Он терпеть не мог политики, и все же не мог не ввязаться в нее. Желая согреть агонию Давида, он вместе с тем служил Соломону. Обедни, которые он служил уже после того, как отошел от Римской Церкви, были, в сущности, политическими. И к концу бытности своей в кармелитах он «больше уже не служил обедню ежедневно, и стал говорить об этом с тою же свободой, что и протестант, верующий в реальное присутствие и совсем не заботясь о трансцендентном» (I, 294). А это либо вовсе ничего не значит, либо говорит о том, что святой отец уже не совершал богослужений в собственном смысле этого слова, не произносил ритуальных слов, от которых, согласно римской католической доктрине, зависит таинство, чудо, которое вместе с тем абсолютно не зависит от состояния души того, кто совершает богослужение, уже хотя бы только потому, что таинство это ех ореrе operato, а не ex opere operantis{402}. Иными словами, святой отец, во избежание кощунства, просто лгал, ломая комедию фальшивой обедни.

Он сражался и с ультрамонтанами, и с неверующими рационалистами и говорил при этом, что истинное христианство - где- то посередине (II, 218). Но в душе его христианство агонизировало.
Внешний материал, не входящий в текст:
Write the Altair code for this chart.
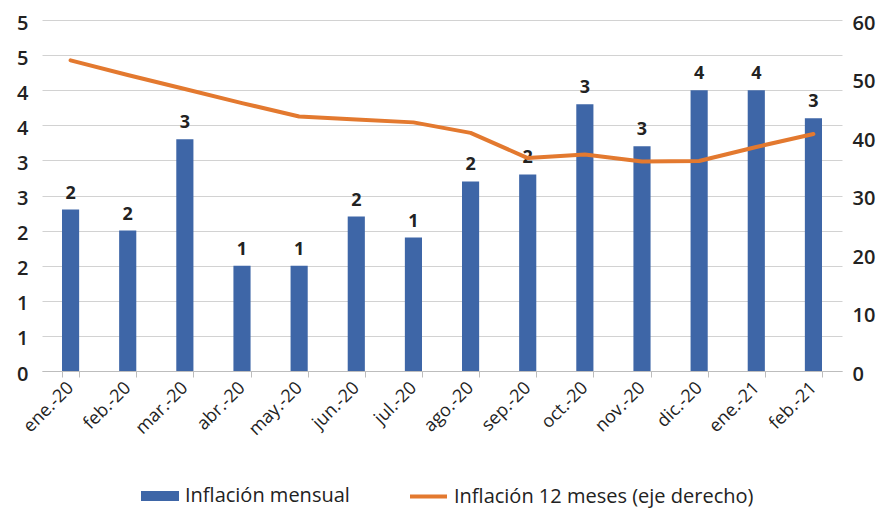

Он сражался с фанатиками фарисеями, которые спрашивали его, позволительно ли, или нет, платить подать Империи, восставать против римского Папства и жениться, чтобы производить на свет детей по плоти, и он сражался со скептиками садуккеями, которые спрашивали его, чьею из семи братьев будет в воскресении жена, которую имели они все.